Josh Elser created ACCUMULO-4398:
------------------------------------

             Summary: Possible for client to see TableNotFoundException adding splits on a newly created table
                 Key: ACCUMULO-4398
                 URL: https://issues.apache.org/jira/browse/ACCUMULO-4398
             Project: Accumulo
          Issue Type: Bug
          Components: client, zookeeper
            Reporter: Josh Elser


Just came across a really odd scenario. I believe that it's a race condition in the client that stems from our beloved {{ZooCache}}.

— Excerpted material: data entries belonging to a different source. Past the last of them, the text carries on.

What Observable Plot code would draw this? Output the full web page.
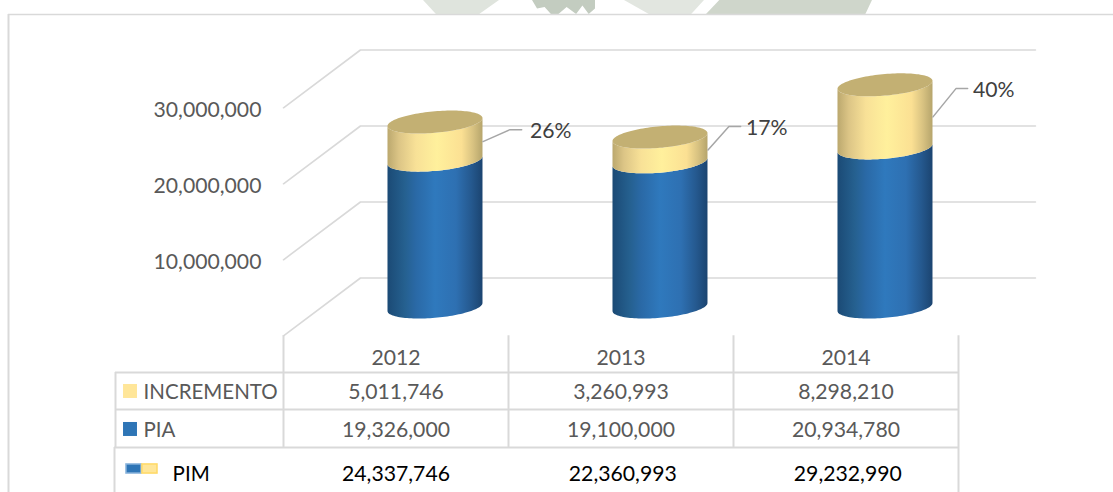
<!DOCTYPE html>
<html>
<head>
<meta charset="utf-8">
<script src="https://cdn.jsdelivr.net/npm/d3@7"></script>
<script src="https://cdn.jsdelivr.net/npm/@observablehq/plot@0.6"></script>
<style>
html,body{margin:0;padding:0;background:#fff;overflow:hidden}
#wrap{position:relative;width:1113px;height:492px}
.wm{position:absolute;top:0;height:14px}
#chart{position:absolute;left:0;top:0}
svg{display:block}
</style>
</head>
<body>
<div id="wrap">
<div class="wm" style="left:423px;width:76px;background:#dfe4dd;clip-path:polygon(0 0,100% 0,74% 100%,17% 100%)"></div>
<div class="wm" style="left:532px;width:63px;background:#c3ccc0;clip-path:polygon(0 0,100% 0,100% 60%,90% 100%,80% 40%,70% 100%,55% 50%,42% 100%,30% 100%,20% 50%,8% 60%)"></div>
<div class="wm" style="left:624px;width:80px;background:#e2e6e0;clip-path:polygon(0 0,100% 0,84% 100%,31% 100%)"></div>
<div class="wm" style="left:706px;width:166px;background:#cfd6cb;clip-path:polygon(8% 0,100% 0,96% 100%,0 100%)"></div>
<div id="chart"></div>
</div>
<script>
// ---- data ----
const years = ["2012", "2013", "2014"];
const incremento = [5011746, 3260993, 8298210];
const pia = [19326000, 19100000, 20934780];
const pim = [24337746, 22360993, 29232990];
const percent = ["26%", "17%", "40%"];
const yTicks = [0, 10000000, 20000000, 30000000];
const rowNames = ["INCREMENTO", "PIA", "PIM"];

// ---- layout expressed in scale units (x: category slots, y: value) ----
const wallLift = 3.88e6, floorDrop = -3.72e6, depth = 0.342, wallEnd = 3.342;
const barOffset = 0.6755, barR = 0.2111, tilt = 0.526e6, ry = 1.42e6;
const headY = -6.72e6, incY = -11.2e6, piaY = -16.2e6, pimY = -21.97e6;
const lineHead = -8.55e6, lineInc = -13.42e6, linePia = -18.42e6, lineEnd = -24.34e6;
const frameTop = 38.55e6, frameLeft = -1.2222, frameRight = 3.6889;
const tableLeft = -0.7467, pimLeft = -0.7511;
const elbowY = [23.4e6, 23.8e6, 28.8e6];
const elbowDx = [0.12, 0.093, 0.102], stubDx = 0.052, labelDx = [0.209, 0.169, 0.178];
const tickNudge = -0.3e6;

const fmt = d3.format(",");
const grey = "#d9d9d9", txt = "#595959";
const angles = d3.range(0, 61).map(i => Math.PI - i * Math.PI / 60);

function segment(i, lo, hi, key) {
  return angles.map(t => {
    const u = Math.cos(t), s = Math.sin(t);
    return {key, x: i + barOffset + barR * u,
      y1: lo + tilt * u - ry * s, y2: hi + tilt * u - ry * s};
  });
}
function cap(i, c) {
  return angles.map(t => {
    const u = Math.cos(t), s = Math.sin(t);
    return {key: i, x: i + barOffset + barR * u,
      y1: c + tilt * u - ry * s, y2: c + tilt * u + ry * s};
  });
}
const blueBodies = years.flatMap((_, i) => segment(i, 0, pia[i], i));
const yellowBodies = years.flatMap((_, i) => segment(i, pia[i], pim[i], i));
const caps = years.flatMap((_, i) => cap(i, pim[i]));
const gridPaths = yTicks.flatMap(v => [
  {v, x: 0, y: v + floorDrop},
  {v, x: depth, y: v + wallLift},
  {v, x: wallEnd, y: v + wallLift}
]);
const leaders = years.flatMap((_, i) => {
  const sx = i + barOffset + barR;
  const ex = sx + elbowDx[i];
  return [
    {i, x: sx, y: pia[i] + incremento[i] / 2},
    {i, x: ex, y: elbowY[i]},
    {i, x: ex + stubDx, y: elbowY[i]}
  ];
});
const rowsText = [
  ...years.map((d, i) => ({x: i + .5, y: headY, t: d})),
  ...incremento.map((d, i) => ({x: i + .5, y: incY, t: fmt(d)})),
  ...pia.map((d, i) => ({x: i + .5, y: piaY, t: fmt(d)}))
];
const pimText = pim.map((d, i) => ({x: i + .5 + (i ? 0.008 : 0), y: pimY, t: fmt(d)}));

function gradients() {
  const ns = "http://www.w3.org/2000/svg";
  const defs = document.createElementNS(ns, "defs");
  const add = (id, stops) => {
    const g = document.createElementNS(ns, "linearGradient");
    g.setAttribute("id", id);
    for (const [o, c] of stops) {
      const s = document.createElementNS(ns, "stop");
      s.setAttribute("offset", o); s.setAttribute("stop-color", c);
      g.appendChild(s);
    }
    defs.appendChild(g);
  };
  add("blueG", [[0, "#1b4a75"], [.18, "#25608f"], [.3, "#2a69a6"], [.5, "#2f79bd"], [.72, "#2e70b2"], [.88, "#25598f"], [1, "#1b4470"]]);
  add("yellowG", [[0, "#bba86e"], [.12, "#dcc586"], [.3, "#f8e197"], [.52, "#fff09c"], [.78, "#fbe093"], [.9, "#d8c281"], [1, "#b6a56c"]]);
  return defs;
}

const textBase = {fontFamily: "Lato", fontSize: 21.2, stroke: null};
const nameBase = {fontFamily: "Lato", fontSize: 20.5, stroke: null};

const plot = Plot.plot({
  width: 1113, height: 492,
  marginTop: 0, marginRight: 0, marginBottom: 0, marginLeft: 0,
  x: {domain: [-283 / 225, 830 / 225], range: [0, 1113], axis: null},
  y: {domain: [-24.342e6, 40.395e6], range: [492, 0], axis: null},
  style: {background: "transparent", fontFamily: "Lato"},
  marks: [
    gradients,
    // chart frame
    Plot.ruleY([frameTop], {x1: frameLeft, x2: frameRight, stroke: grey, strokeWidth: 1.5}),
    Plot.ruleX([frameLeft], {y1: frameTop, y2: lineEnd, stroke: grey, strokeWidth: 2}),
    // walls
    Plot.line(gridPaths, {x: "x", y: "y", z: "v", stroke: grey, strokeWidth: 1.6, curve: "linear"}),
    // cylinders
    Plot.areaY(blueBodies, {x: "x", y1: "y1", y2: "y2", z: "key", fill: "url(#blueG)", curve: "linear"}),
    Plot.areaY(yellowBodies, {x: "x", y1: "y1", y2: "y2", z: "key", fill: "url(#yellowG)", curve: "linear"}),
    Plot.areaY(caps, {x: "x", y1: "y1", y2: "y2", z: "key", fill: "#c3b073", curve: "linear"}),
    // leaders & percent labels
    Plot.line(leaders, {x: "x", y: "y", z: "i", stroke: "#a6a6a6", strokeWidth: 1.5, curve: "linear"}),
    Plot.text(percent, {x: (d, i) => i + barOffset + barR + labelDx[i], y: (d, i) => elbowY[i] + tickNudge / 2, text: d => d, textAnchor: "start", fill: "#404040", ...textBase}),
    // value labels
    Plot.text(yTicks.slice(1), {x: -0.098, y: d => d + floorDrop + tickNudge, text: d => fmt(d), textAnchor: "end", fill: txt, ...textBase}),
    // data table grid
    Plot.ruleX([0, 1, 2, 3], {y1: floorDrop, y2: linePia, stroke: grey, strokeWidth: 2}),
    Plot.ruleX([tableLeft], {y1: lineHead, y2: linePia, stroke: grey, strokeWidth: 2}),
    Plot.ruleX([pimLeft], {y1: linePia, y2: lineEnd, stroke: grey, strokeWidth: 2}),
    Plot.ruleX([3], {y1: linePia, y2: lineEnd, stroke: grey, strokeWidth: 2}),
    Plot.ruleY([lineHead, lineInc], {x1: tableLeft, x2: 3, stroke: grey, strokeWidth: 2}),
    Plot.ruleY([linePia], {x1: pimLeft, x2: 3, stroke: grey, strokeWidth: 2}),
    // table text
    Plot.text(rowsText, {x: "x", y: "y", text: "t", fill: txt, ...textBase}),
    Plot.text(pimText, {x: "x", y: "y", text: "t", fill: "#000", ...textBase}),
    Plot.text(rowNames.slice(0, 2), {x: -0.622, y: (d, i) => [incY, piaY][i], text: d => d, textAnchor: "start", fill: txt, ...nameBase}),
    Plot.text(rowNames.slice(2), {x: -0.493, y: pimY, text: d => d, textAnchor: "start", fill: "#000", ...nameBase}),
    // legend keys
    Plot.rect([incY + 0.15e6, piaY + 0.15e6], {x1: -0.711, x2: -0.649, y1: d => d - 0.92e6, y2: d => d + 0.92e6, fill: (d, i) => i ? "#2e75b6" : "#ffe699"}),
    Plot.rect([0], {x1: -0.698, x2: -0.631, y1: -21.85e6, y2: -20.65e6, fill: "#2e75b6", stroke: "#8db6dd", strokeWidth: 1.5}),
    Plot.rect([0], {x1: -0.627, x2: -0.56, y1: -21.85e6, y2: -20.65e6, fill: "#ffe699", stroke: "#ffd966", strokeWidth: 1.5})
  ]
});
document.getElementById("chart").appendChild(plot);
</script>
</body>
</html>
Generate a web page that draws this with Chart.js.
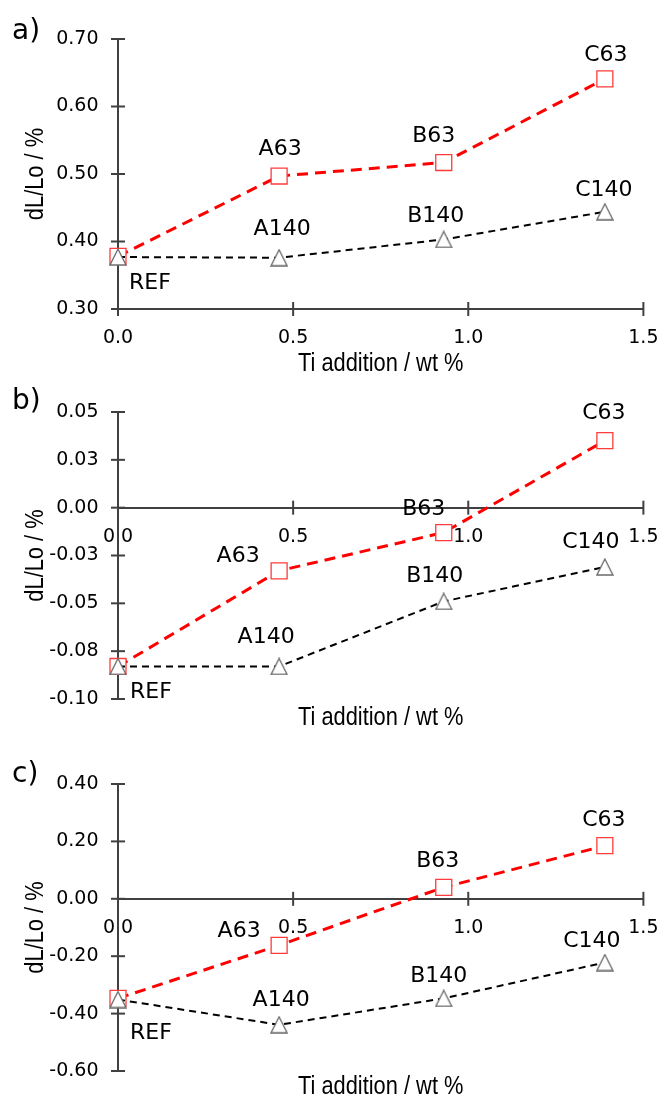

This was observed via a test failure in {{LogicalTimeIT}}:

{noformat}
Tests run: 1, Failures: 0, Errors: 1, Skipped: 0, Time elapsed: 29.249 sec <<< FAILURE! - in org.apache.accumulo.test.functional.LogicalTimeIT
run(org.apache.accumulo.test.functional.LogicalTimeIT)  Time elapsed: 29.037 sec  <<< ERROR!
org.apache.accumulo.core.client.TableNotFoundException: Table LogicalTimeIT_run06 does not exist
	at org.apache.accumulo.core.client.impl.Tables._getTableId(Tables.java:117)
	at org.apache.accumulo.core.client.impl.Tables.getTableId(Tables.java:102)
	at org.apache.accumulo.core.client.impl.TableOperationsImpl.addSplits(TableOperationsImpl.java:374)
	at org.apache.accumulo.test.functional.LogicalTimeIT.runMergeTest(LogicalTimeIT.java:81)
	at org.apache.accumulo.test.functional.LogicalTimeIT.run(LogicalTimeIT.java:56)
{noformat}

Ultimately:

{code}
    conn.tableOperations().create(table, new NewTableConfiguration().setTimeType(TimeType.LOGICAL));
    TreeSet<Text> splitSet = new TreeSet<Text>();
    for (String split : splits) {
      splitSet.add(new Text(split));
    }
    conn.tableOperations().addSplits(table, splitSet);
{code}

The important piece to remember is that a ZooKeeper client, when a watcher is set, will eventually get all updates from that watcher in the order which they occurred. LogicalTimeIT is repeatedly running the same test over tables of varying characteristics. I think these are the important points.

Consider the following:

# Client creates a table T1
# ZooCache is cleared after FATE op finishes
# Watcher is set on ZTABLES in ZK
# Client interacts with T1
# Client creates T2
# ZooCache is cleared after FATE op finishes
# Watcher fires on ZTABLES node in ZK (CHILDREN_CHANGED) and repopulates the child list on the ZTABLES node
# Client makes call to split T2
# Code will check if the table exists, but the childrenCache will be repopulated in ZooCache which will cause the client to think the table doesn't exit
# Eventually, the watcher would fire and ZTABLES would be updated and everything is fine.

I believe this is a plausible scenario, however perhaps unlikely.



--
This message was sent by Atlassian JIRA
(v6.3.4#6332)